The leaders of the European Commission, Parliament and Council visited Greece on Tuesday (3 March) and sent a strong message to Ankara, saying Europe will not bow to the migration pressure at its external borders.
“Those who seek to test Europe’s unity will be disappointed. We will hold the line and our unity will prevail,” Commission chief Ursula von der Leyen said during a visit to the Greek-Turkish border.
In light of the escalating migration crisis with Turkey, von der Leyen was visiting the Evros border in north-east Greece, accompanied by Council President Charles Michel and European Parliament chief David Sassoli.
The situation at the Greek-Turkish land border worsened dramatically on 29 February following Ankara’s official decision to let thousands of migrants try to enter EU territory.
Since then, Athens has launched a diplomatic offensive to tackle Turkey’s pressure at the border, but it has also reinforced border guards and is doing its utmost to prevent illegal crossings.
A crucial extraordinary EU foreign affairs council is scheduled for 6 March while Frontex, the EU’s border agency, has already launched a rapid border intervention at Greece’s external borders and asked EU member states for assistance.
All leaders vowed to provide Greece with all necessary means to deal with the crisis.
“We can provide financial support of €700 million to Greece, with €350 million available directly and an additional €350 million which can be requested under an amending budget,” von der Leyen added.
An asymmetric threat
Greek Prime Minister Kyriakos Mitsotakis has been quite aggressive against Ankara, saying that Turkey has now become an “official migrant smuggler”.
The conservative leaders added that it is no longer a refugee-migration problem but an “asymmetric threat” to Greece’s eastern border, which is also Europe’s frontier.
“It is my obligation to safeguard the integrity of my country and that is what I will do.
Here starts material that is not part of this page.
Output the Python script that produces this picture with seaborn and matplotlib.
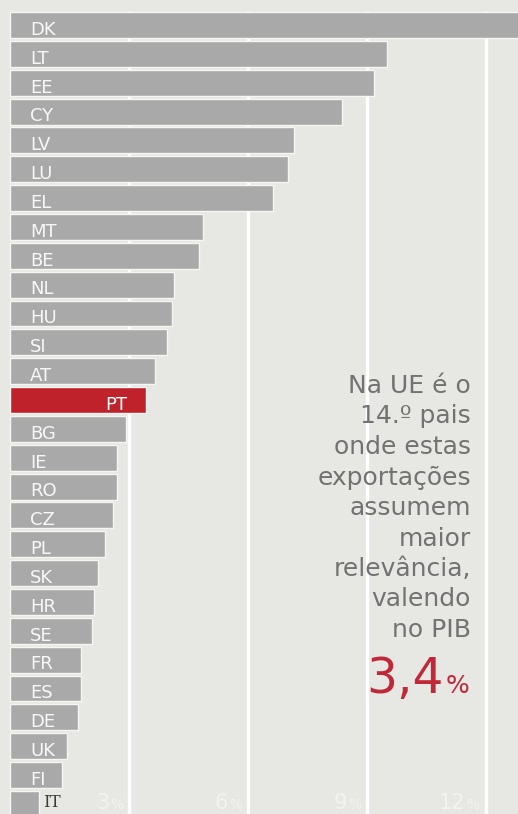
import matplotlib
matplotlib.use("Agg")
import matplotlib.pyplot as plt
import seaborn as sns
import pandas as pd

countries = ["DK", "LT", "EE", "CY", "LV", "LU", "EL", "MT", "BE", "NL", "HU", "SI", "AT", "PT",
             "BG", "IE", "RO", "CZ", "PL", "SK", "HR", "SE", "FR", "ES", "DE", "UK", "FI", "IT"]
values = [13.5, 9.50, 9.17, 8.36, 7.15, 7.02, 6.64, 4.85, 4.75, 4.12, 4.07, 3.94, 3.64, 3.42,
          2.91, 2.70, 2.68, 2.58, 2.38, 2.20, 2.12, 2.07, 1.79, 1.77, 1.71, 1.42, 1.29, 0.71]
highlight = "PT"
outside_label = "IT"
tick_values = [3, 6, 9, 12]
tick_labels = ["3", "6", "9", "12"]
note_lines = ["Na UE é o", "14.º pais", "onde estas", "exportações", "assumem",
              "maior", "relevância,", "valendo", "no PIB"]
note_value = "3,4"

BG = "#e7e7e3"
GRAY = "#a9a9a9"
RED = "#c0222c"

sns.set_style("white")
plt.rcParams["font.family"] = ["DejaVu Sans"]

df = pd.DataFrame({"country": countries, "value": values})
palette = {c: (RED if c == highlight else GRAY) for c in countries}

fig = plt.figure(figsize=(5.18, 8.14), dpi=100, facecolor=BG)
ax = fig.add_axes([0, 0, 1, 1])
ax.set_facecolor(BG)

sns.barplot(data=df, x="value", y="country", hue="country", palette=palette, legend=False,
            orient="h", width=0.9, edgecolor="#f6f6f4", linewidth=1.0, saturation=1,
            ax=ax, zorder=2)

ax.set_xlim(-0.265, 12.816)
ax.set_ylim(27.35, -0.867)
ax.vlines(tick_values, -0.5, 27.6, color="white", linewidth=2.4, zorder=1)

for s in ax.spines.values():
    s.set_visible(False)
ax.set_xticks([])
ax.set_yticks([])
ax.set_xlabel("")
ax.set_ylabel("")

# country labels
for i, (c, v) in enumerate(zip(countries, values)):
    if c == highlight:
        ax.annotate(c, xy=(v, i + 0.34), xytext=(-19, 0), textcoords="offset pixels",
                    ha="right", va="baseline", color="white", fontsize=13, zorder=3)
    elif c == outside_label:
        ax.annotate(c, xy=(v, i + 0.1), xytext=(4, 0), textcoords="offset pixels",
                    ha="left", va="baseline", color="#3a3a3a", fontsize=12,
                    family=["DejaVu Serif"], zorder=3)
    else:
        ax.annotate(c, xy=(0, i + 0.34), xytext=(19.5, 0), textcoords="offset pixels",
                    ha="left", va="baseline", color="#f8f8f8", fontsize=13, zorder=3)

# axis tick labels at bottom
for t, lab in zip(tick_values, tick_labels):
    ax.annotate("%", xy=(t, 5), xycoords=("data", "figure pixels"), xytext=(-6, 0),
                textcoords="offset pixels", ha="right", va="baseline", color="#f3f3f1",
                fontsize=10, zorder=3)
    ax.annotate(lab, xy=(t, 5), xycoords=("data", "figure pixels"), xytext=(-20, 0),
                textcoords="offset pixels", ha="right", va="baseline", color="#f3f3f1",
                fontsize=15, zorder=3)

# note text
W, H = 518, 814
x_right = 471
base0 = 393
step = 30.5
for k, line in enumerate(note_lines):
    fig.text(x_right / W, 1 - (base0 + k * step) / H, line, ha="right", va="baseline",
             color="#727272", fontsize=18)

fig.text(469 / W, 1 - 693 / H, "%", ha="right", va="baseline", color="#c0283a", fontsize=18)
fig.text(444 / W, 1 - 693 / H, note_value, ha="right", va="baseline", color="#c0283a", fontsize=35)

fig.savefig("out.png", dpi=100, facecolor=BG)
My concern is the security of Greece and Europe,” Mitsotakis said.
The Turkish interior ministry said on Monday that 117,677 refugees have crossed into Greece, but the actual number is much smaller.
In the fact check “Is this a refugee crisis?”, EURACTIV’s Georgi Gotev explained that the total number of migrants gathered in the border areas is estimated at some 20,000.
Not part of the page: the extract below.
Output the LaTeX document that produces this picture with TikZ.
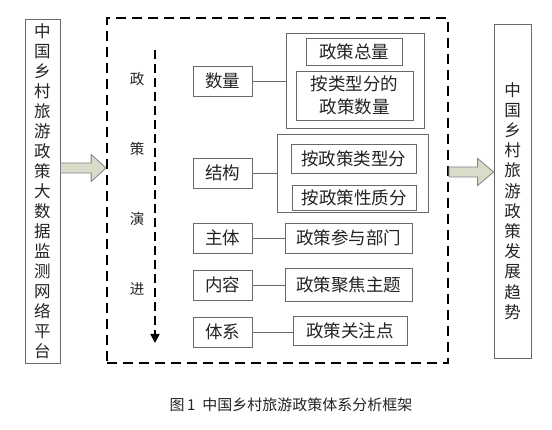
\documentclass[tikz,border=0pt]{standalone}
\usepackage{fontspec}
\newfontfamily\cjk{Noto Sans CJK SC}
\usetikzlibrary{calc,arrows.meta}
\definecolor{bd}{RGB}{105,105,105}
\definecolor{tx}{RGB}{35,35,35}
\definecolor{afill}{RGB}{216,220,200}
\definecolor{aline}{RGB}{130,130,130}
\tikzset{
  box/.style={draw=bd, line width=0.8pt, inner sep=0pt, text=tx, font=\cjk\fontsize{17.5}{20}\selectfont},
  plain/.style={draw=none, inner sep=0pt, text=tx},
  conn/.style={draw=bd, line width=0.8pt},
  fat/.style={draw=aline, fill=afill, line width=0.8pt, line join=miter},
  dframe/.style={draw=black, line width=1.8pt, dash pattern=on 10pt off 6pt},
}
\begin{document}
\begin{tikzpicture}[x=1pt,y=-1pt]
\useasboundingbox (0,0) rectangle (552,430);
% side boxes
\node[box, minimum width=35, minimum height=344] (left) at (42.5,191) {};
\node[plain, align=center, font=\cjk\fontsize{16.5}{20}\selectfont] (lefttxt) at (42.5,191)
  {中\\国\\乡\\村\\旅\\游\\政\\策\\大\\数\\据\\监\\测\\网\\络\\平\\台};
\node[box, minimum width=37, minimum height=334] (right) at (512.5,191) {};
\node[plain, align=center, font=\cjk\fontsize{16.5}{20.2}\selectfont] (righttxt) at (512.5,201)
  {中\\国\\乡\\村\\旅\\游\\政\\策\\发\\展\\趋\\势};
% dashed frame
\node[dframe, minimum width=341, minimum height=345, inner sep=0pt] (frame) at (277.5,190.5) {};
% evolution arrow
\coordinate (evtop) at (155,50);
\coordinate (evbot) at (155,343);
\draw[line width=1.8pt, dash pattern=on 9pt off 5pt, -{Triangle[length=9pt,width=9pt]}] (evtop) -- (evbot);
\node[plain, align=center, font=\cjk\fontsize{14.5}{70}\selectfont] (evtxt) at (137,184) {政\\策\\演\\进};
% left column boxes
\node[box, minimum width=59, minimum height=30] (sl) at (222.5,81) {数量};
\node[box, minimum width=59, minimum height=30] (jg) at (222.5,173) {结构};
\node[box, minimum width=59, minimum height=30] (zt) at (222.5,238) {主体};
\node[box, minimum width=59, minimum height=30] (nr) at (222.5,285) {内容};
\node[box, minimum width=59, minimum height=30] (tx) at (222.5,332) {体系};
% group 1
\node[box, minimum width=138, minimum height=95] (g1) at (355,80.5) {};
\node[box, minimum width=96, minimum height=27] (zl) at (354,51.5) {政策总量};
\node[box, minimum width=117, minimum height=49, align=center, font=\cjk\fontsize{17.5}{23}\selectfont] (alx) at (354.5,95.5) {按类型分的\\政策数量};
% group 2
\node[box, minimum width=151, minimum height=78] (g2) at (352.5,173) {};
\node[box, minimum width=125, minimum height=29] (lxf) at (353.5,158.5) {按政策类型分};
\node[box, minimum width=124, minimum height=25] (xzf) at (354,197.5) {按政策性质分};
% single boxes
\node[box, minimum width=127, minimum height=30] (cy) at (348.5,238) {政策参与部门};
\node[box, minimum width=127, minimum height=33] (jj) at (348.5,284.5) {政策聚焦主题};
\node[box, minimum width=114, minimum height=29] (gz) at (350,330.5) {政策关注点};
% connectors
\draw[conn] (sl.east) -- (sl.east -| g1.west);
\draw[conn] (jg.east) -- (jg.east -| g2.west);
\draw[conn] (zt.east) -- (zt.east -| cy.west);
\draw[conn] (nr.east) -- (nr.east -| jj.west);
\draw[conn] (tx.east) -- (tx.east -| gz.west);
% fat arrows
\coordinate (la) at (left.east |- 0,168);
\coordinate (lb) at (frame.west |- 0,168);
\draw[fat] ($(la)+(0,-5)$) -- ($(lb)+(-15,-5)$) -- ($(lb)+(-15,-13.5)$) -- (lb)
  -- ($(lb)+(-15,13.5)$) -- ($(lb)+(-15,5)$) -- ($(la)+(0,5)$) -- cycle;
\coordinate (ra) at (frame.east |- 0,172);
\coordinate (rb) at (right.west |- 0,172);
\draw[fat] ($(ra)+(0,-5)$) -- ($(rb)+(-16,-5)$) -- ($(rb)+(-16,-13.5)$) -- (rb)
  -- ($(rb)+(-16,13.5)$) -- ($(rb)+(-16,5)$) -- ($(ra)+(0,5)$) -- cycle;
% caption
\node[plain, font=\cjk\fontsize{15}{17}\selectfont] (cap) at (291,405) {图\,1\ \ 中国乡村旅游政策体系分析框架};
\end{tikzpicture}
\end{document}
On the other hand, the Greek authorities said on Monday that fewer than 200 migrants have managed to cross the border and that all of them have already been sentenced by Greece to four years of jail for illegal crossing.
The pressure on the Greek border dropped significantly on Tuesday, with Greek media suggesting that the Turkish government had moved refugees and migrants away from the borders ahead of the EU leaders’ visit.
War of words via Borissov
Meanwhile, Bulgarian Prime Minister Boyko Borissov’s visit to Ankara on Monday failed to produce agreement on a summit in Sofia that would bring together Greece, Turkey and EU leaders.
According to Borissov, Turkish President Recep Tayyip Erdoğan refused to sit at the same table with Greek Premier Mitsotakis.
“At the same time, the President [Erdoğan] was ready to come to Sofia on Friday, but his unwillingness to sit at a table with his colleague Mitsotakis cooled my desire to hold this meeting,” Borissov said.
The statement triggered a strong reaction from Athens, where Greek government sources indicated that Turkey was avoiding the summit because it knew it didn’t have the right arguments.
“They use desperate people as pawns,” the sources said, hinting that Ankara is using the refugees as a political tool to put pressure on Europe.